**STATED TASK**.
Retype the opening lines of the listing below, ending with the line that contains "const yTickLabels = ['0', '1000', '2000'];", and leave out any pictures.

**DATA EXTRACT**.

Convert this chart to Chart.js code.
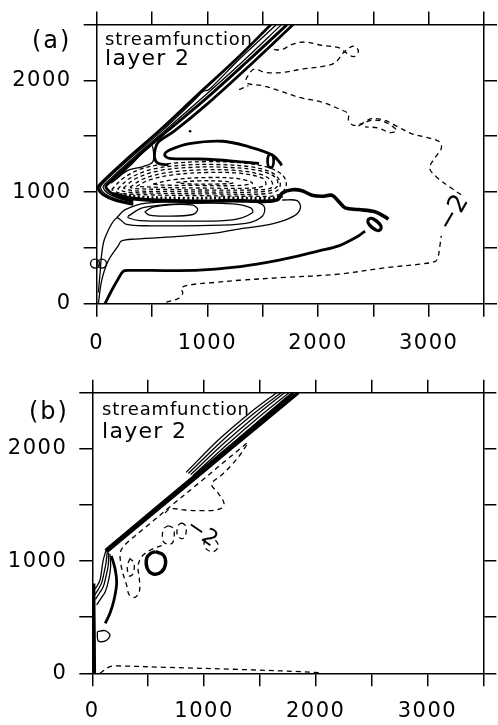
<!DOCTYPE html>
<html>
<head>
<meta charset="utf-8">
<script src="https://cdn.jsdelivr.net/npm/chart.js@4/dist/chart.umd.min.js"></script>
<style>
  html, body { margin: 0; padding: 0; background: #fff; }
  body { width: 498px; height: 725px; position: relative; overflow: hidden; }
  canvas { position: absolute; left: 0; }
  #panelA { top: 0; }
  #panelB { top: 362px; }
</style>
</head>
<body>
<canvas id="panelA" width="498" height="362"></canvas>
<canvas id="panelB" width="498" height="363"></canvas>
<script>
// axis labels
const xTickLabels = ['0', '1000', '2000', '3000'];
const yTickLabels = ['0', '1000', '2000'];

// ---- layer 2 streamfunction, panel (a) ----
const aBundle1 = [[330,890],[170,925],[60,975],[15,1030],[30,1070],[300,1320],[560,1545],[900,1860],[1250,2180],[1575,2500]];
const aBundle2 = [[330,900],[180,935],[75,985],[35,1035],[50,1072],[320,1318],[590,1548],[900,1840],[960,1900],[1010,1915],[1060,1960],[1300,2200],[1625,2500]];
const aBundle3 = [[330,910],[190,945],[95,995],[58,1040],[70,1068],[340,1315],[610,1545],[950,1840],[1320,2170],[1670,2500]];
const aBundle4 = [[330,920],[200,955],[115,1005],[82,1045],[95,1068],[360,1310],[630,1540],[980,1830],[1350,2160],[1720,2500]];
const aBundle5 = [[1775,2500],[1400,2150],[1000,1790],[700,1545],[560,1450],[530,1390],[525,1300],[560,1255],[650,1245]];
const aLens = [[130,1080],[300,1235],[490,1420],[512,1370],[506,1270],[420,1228],[281,1195],[170,1110],[130,1080]];

const aZeroUpper = [[140,985],[329,941],[629,923],[928,917],[1228,923],[1527,917],[1640,935],[1677,991],[1766,1021],[1856,1012],[1946,971],[2036,962],[2126,971],[2186,917],[2246,858],[2365,843],[2515,823],[2620,769],[2635,755]];
const aZeroLower = [[2425,651],[2365,607],[2186,518],[2007,473],[1827,429],[1527,369],[1228,325],[928,300],[629,297],[284,298],[239,289],[194,222],[135,118],[75,0]];
const aZeroLoop = [[1467,1256],[1228,1278],[928,1296],[659,1302],[614,1332],[659,1376],[838,1434],[1138,1455],[1377,1405],[1587,1331],[1662,1256],[1670,1237]];
const aBandDots = [[170,985],[400,955],[800,945],[1200,948],[1550,943],[1680,962]];

const aNeg1 = [[135,1021],[240,1124],[419,1213],[689,1258],[988,1272],[1287,1263],[1527,1228],[1677,1154],[1713,1065],[1647,976],[1407,963],[928,968],[479,975],[210,990],[135,1021]];
const aNeg1b = [[188,1028],[300,1124],[494,1203],[779,1240],[1078,1247],[1377,1228],[1572,1180],[1655,1100],[1640,1020],[1527,985],[1078,983],[554,990],[270,1000],[188,1028]];
const aNeg2 = [[240,1036],[359,1124],[569,1192],[868,1222],[1168,1222],[1467,1192],[1617,1130],[1632,1050],[1527,1006],[1078,1000],[629,1006],[329,1012],[240,1036]];
const aNeg2b = [[300,1043],[419,1117],[629,1173],[928,1198],[1228,1196],[1482,1158],[1580,1098],[1580,1040],[1467,1021],[1033,1018],[599,1024],[344,1031],[300,1043]];
const aNeg3 = [[359,1050],[479,1110],[689,1154],[988,1175],[1287,1169],[1497,1124],[1527,1065],[1407,1036],[988,1036],[569,1042],[359,1050]];
const aNeg4 = [[509,1071],[689,1110],[988,1130],[1287,1119],[1407,1080],[1287,1059],[928,1059],[629,1062],[509,1071]];
const aNeg5 = [[719,1086],[928,1101],[1168,1095],[1228,1080],[1048,1071],[808,1074],[719,1086]];

const aPos1 = [[434,823],[509,864],[689,888],[868,882],[913,843],[868,799],[629,784],[479,793],[434,823]];
const aPos2 = [[284,784],[419,860],[778,895],[1228,895],[1392,858],[1407,814],[1228,750],[778,740],[389,745],[284,770],[284,784]];
const aPos3 = [[15,100],[30,266],[45,444],[75,591],[180,768],[269,710],[479,698],[928,700],[1347,720],[1497,784],[1512,873],[1407,915],[928,912],[449,900],[254,840],[180,768]];
const aPos4 = [[1677,929],[1811,923],[1841,858],[1781,784],[1587,716],[1228,660],[1063,632],[778,605],[344,579],[224,562],[194,518],[104,384],[45,207],[15,0]];

const aMinus2Lower = [[629,15],[734,44],[778,95],[763,142],[868,172],[1063,190],[1287,210],[1700,235],[2186,265],[2635,325],[2934,355],[3060,380],[3084,414],[3099,503],[3114,607]];
const aMinus2Upper = [[3293,976],[3204,1036],[3084,1124],[3009,1213],[3054,1302],[3114,1391],[3099,1450],[2964,1494],[2844,1524],[2725,1583],[2605,1642],[2485,1657],[2395,1613],[2320,1598],[2275,1642],[2275,1701],[2186,1746],[2036,1805],[1826,1849],[1647,1909],[1497,1953],[1377,1968],[1347,1997],[1377,2057],[1422,2101],[1527,2071],[1677,2071],[1856,2101],[2066,2130],[2156,2160],[2231,2249],[2320,2308],[2365,2264],[2320,2213],[2231,2264],[2186,2293],[2036,2314],[1886,2344],[1766,2323],[1677,2278],[1602,2278],[1587,2314],[1632,2361]];
const aMinus2Inner = [[2365,1592],[2485,1642],[2605,1627],[2710,1553],[2650,1533],[2545,1574],[2425,1583]];
const aMinus2Stub = [[1287,1917],[1371,1953]];

const aRings = [[-15,359],[48,359]];
const aSpeck = [[844,1545]];

// ---- layer 2 streamfunction, panel (b) ----
const bWall = [[18,0],[16,300],[13,600],[12,800]];
const bBundle1 = [[128,1084],[700,1555],[1262,2020],[1844,2500]];
const bBundle2 = [[118,1095],[690,1570],[1250,2035],[1800,2500]];
const bBundle3 = [[900,1760],[1220,2050],[1500,2290],[1760,2500]];
const bBundle4 = [[880,1770],[1190,2060],[1470,2300],[1720,2500]];
const bBundle5 = [[860,1780],[1160,2070],[1440,2310],[1690,2500]];
const bBundle6 = [[840,1790],[1130,2080],[1410,2320],[1650,2500]];

const bWiggle1 = [[122,1093],[98,1009],[84,920],[69,831],[39,772],[15,742]];
const bWiggle2 = [[134,1084],[122,980],[104,891],[84,808],[54,748],[21,698]];
const bWiggle3 = [[146,1075],[143,965],[122,861],[98,772],[63,713],[27,659]];
const bWiggle4 = [[158,1063],[164,950],[146,831],[116,727],[78,668],[39,609]];
const bWiggle5 = [[170,1045],[203,935],[218,802],[194,653],[158,534],[116,445]];

const bZeroSmall = [[45,371],[113,380],[158,341],[122,291],[54,288],[45,371]];
const bZeroBig = [[567,1084],[636,1054],[656,980],[621,906],[546,885],[492,935],[486,1024],[522,1069],[567,1084]];

const bDashA = [[1382,2049],[1200,1900],[960,1700],[715,1500],[475,1300],[330,1180],[265,1110],[248,1054],[266,920],[307,787],[331,698],[382,677],[421,727],[421,846],[409,950],[442,1039],[531,1104],[636,1143]];
const bDashB = [[1382,2034],[1322,1945],[1247,1856],[1158,1767],[1068,1686],[1128,1603],[1179,1514],[1143,1464],[994,1449],[830,1455],[695,1464],[636,1410]];
const bLoop1 = [[680,1315],[725,1292],[734,1232],[719,1164],[680,1149],[636,1173],[627,1232],[642,1292],[680,1315]];
const bLoop2 = [[800,1342],[836,1315],[841,1271],[830,1217],[800,1200],[764,1223],[758,1271],[770,1318],[800,1342]];
const bLoop3 = [[1024,1202],[1098,1188],[1128,1128],[1083,1084],[1024,1104],[1000,1158],[1024,1202]];
const bLoop4 = [[337,1024],[313,950],[331,867],[367,891],[373,980],[337,1024]];
const bBottom = [[69,0],[158,59],[248,65],[665,53],[1262,36],[1859,15],[2038,6]];

const FONT = 'DejaVu Sans';

function pts(a) { return a.map(p => ({ x: p[0], y: p[1] })); }
function solid(a) {
    return { data: pts(a), showLine: true, pointRadius: 0, borderColor: '#000', borderWidth: 1.3, tension: 0.35, fill: false };
}
function heavy(a) {
    return Object.assign(solid(a), { borderWidth: 2.8 });
}
function dashed(a) {
    return Object.assign(solid(a), { borderDash: [5, 4], borderWidth: 1.3 });
}

function axis(pos, size, labels, pad) {
    const vertical = pos === 'left' || pos === 'right';
    return {
        type: 'linear',
        position: pos,
        min: 0,
        max: vertical ? 2500 : 3500,
        ticks: {
            stepSize: 500,
            autoSkip: false,
            maxRotation: 0,
            padding: pad,
            color: '#000',
            font: { family: FONT, size: 21 },
            callback: v => labels.includes(String(v)) ? String(v) : ''
        },
        grid: { drawOnChartArea: false, drawTicks: true, tickLength: 13, color: '#000', lineWidth: 1.5 },
        border: { display: true, color: '#000', width: 1.5 },
        afterFit: s => { if (vertical) s.width = size; else s.height = size; }
    };
}

const notesPlugin = {
    id: 'notes',
    beforeDraw(chart) {
        chart.ctx.letterSpacing = '1.5px';
    },
    afterDatasetsDraw(chart, args, opts) {
        const { ctx, scales: { x, y } } = chart;
        ctx.save();
        ctx.fillStyle = '#000';
        (opts.labels || []).forEach(l => {
            ctx.save();
            ctx.translate(x.getPixelForValue(l.x), y.getPixelForValue(l.y));
            ctx.rotate(l.rot * Math.PI / 180);
            ctx.scale(l.sx || 1, 1);
            ctx.font = l.font;
            ctx.letterSpacing = '0px';
            ctx.textAlign = 'center';
            ctx.textBaseline = 'middle';
            ctx.fillText(l.text, 0, 0);
            ctx.restore();
        });
        (opts.notes || []).forEach(n => {
            ctx.font = n.font;
            ctx.letterSpacing = n.ls;
            ctx.textAlign = 'left';
            ctx.textBaseline = 'alphabetic';
            ctx.fillText(n.text, n.px, n.py);
        });
        ctx.restore();
    }
};

function makePanel(id, datasets, frame, labels, notes) {
    new Chart(document.getElementById(id), {
        type: 'scatter',
        data: { datasets },
        options: {
            responsive: false,
            animation: false,
            events: [],
            layout: { padding: 0 },
            plugins: {
                legend: { display: false },
                tooltip: { enabled: false },
                notes: { labels, notes }
            },
            scales: {
                x: axis('bottom', frame.bottom, xTickLabels, frame.xPad),
                x2: axis('top', frame.top, [], 0),
                y: axis('left', frame.left, yTickLabels, 12),
                y2: axis('right', frame.right, [], 0)
            }
        },
        plugins: [notesPlugin]
    });
}

const ringStyle = { showLine: false, pointRadius: 4.5, pointStyle: 'circle', pointBorderColor: '#000', pointBackgroundColor: 'rgba(0,0,0,0)', pointBorderWidth: 1.4, clip: false };
const negDash = { borderDash: [4, 3] };

makePanel('panelA', [
    heavy(aBundle1), solid(aBundle2), solid(aBundle3), heavy(aBundle4), heavy(aBundle5), solid(aLens),
    Object.assign(heavy(aZeroUpper), { borderWidth: 3.6 }),
    Object.assign(dashed(aBandDots), { borderDash: [2, 2.5], borderWidth: 3 }),
    heavy(aZeroLower), heavy(aZeroLoop),
    Object.assign(dashed(aNeg1), negDash), Object.assign(dashed(aNeg1b), negDash),
    Object.assign(dashed(aNeg2), negDash), Object.assign(dashed(aNeg2b), negDash),
    Object.assign(dashed(aNeg3), negDash), Object.assign(dashed(aNeg4), negDash),
    Object.assign(dashed(aNeg5), negDash),
    solid(aPos1), solid(aPos2), solid(aPos3), solid(aPos4),
    dashed(aMinus2Lower), dashed(aMinus2Upper), dashed(aMinus2Inner), dashed(aMinus2Stub),
    Object.assign({ data: pts(aRings) }, ringStyle),
    { data: pts(aSpeck), showLine: false, pointRadius: 1.3, pointBackgroundColor: '#000', pointBorderWidth: 0 }
], { left: 96.7, right: 10, top: 21.7, bottom: 58.3, xPad: 14 }, [
    { text: '0', x: 1572, y: 1252, rot: 0, sx: 0.7, font: 'bold 21px ' + FONT },
    { text: '0', x: 2529, y: 695, rot: -50, sx: 0.75, font: 'bold 25px ' + FONT },
    { text: '\u22122', x: 3228, y: 810, rot: -60, font: '25px ' + FONT }
], [
    { text: '(a)', px: 32, py: 48, font: '24px ' + FONT, ls: '2px' },
    { text: 'streamfunction', px: 105, py: 45, font: '18px ' + FONT, ls: '0.8px' },
    { text: 'layer 2', px: 105, py: 65, font: '22px ' + FONT, ls: '1.3px' }
]);

makePanel('panelB', [
    Object.assign(heavy(bWall), { borderWidth: 3.5 }),
    Object.assign(heavy(bBundle1), { borderWidth: 3.3 }), Object.assign(heavy(bBundle2), { borderWidth: 3.3 }),
    solid(bBundle3), solid(bBundle4), solid(bBundle5), solid(bBundle6),
    solid(bWiggle1), solid(bWiggle2), solid(bWiggle3), solid(bWiggle4), heavy(bWiggle5),
    solid(bZeroSmall), Object.assign(heavy(bZeroBig), { borderWidth: 3.4 }),
    dashed(bDashA), dashed(bDashB), dashed(bLoop1), dashed(bLoop2), dashed(bLoop3), dashed(bLoop4),
    dashed(bBottom)
], { left: 92.3, right: 14.7, top: 30.7, bottom: 51.7, xPad: 13 }, [
    { text: '\u22122', x: 979, y: 1247, rot: 35, font: '22px ' + FONT }
], [
    { text: '(b)', px: 29, py: 57, font: '24px ' + FONT, ls: '2px' },
    { text: 'streamfunction', px: 102, py: 53, font: '18px ' + FONT, ls: '0.8px' },
    { text: 'layer 2', px: 102, py: 76, font: '22px ' + FONT, ls: '1.3px' }
]);
</script>
</body>
</html>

**FINAL RESULT**.
Convert this chart to Chart.js code.
<!DOCTYPE html>
<html>
<head>
<meta charset="utf-8">
<script src="https://cdn.jsdelivr.net/npm/chart.js@4/dist/chart.umd.min.js"></script>
<style>
  html, body { margin: 0; padding: 0; background: #fff; }
  body { width: 498px; height: 725px; position: relative; overflow: hidden; }
  canvas { position: absolute; left: 0; }
  #panelA { top: 0; }
  #panelB { top: 362px; }
</style>
</head>
<body>
<canvas id="panelA" width="498" height="362"></canvas>
<canvas id="panelB" width="498" height="363"></canvas>
<script>
// axis labels
const xTickLabels = ['0', '1000', '2000', '3000'];
const yTickLabels = ['0', '1000', '2000'];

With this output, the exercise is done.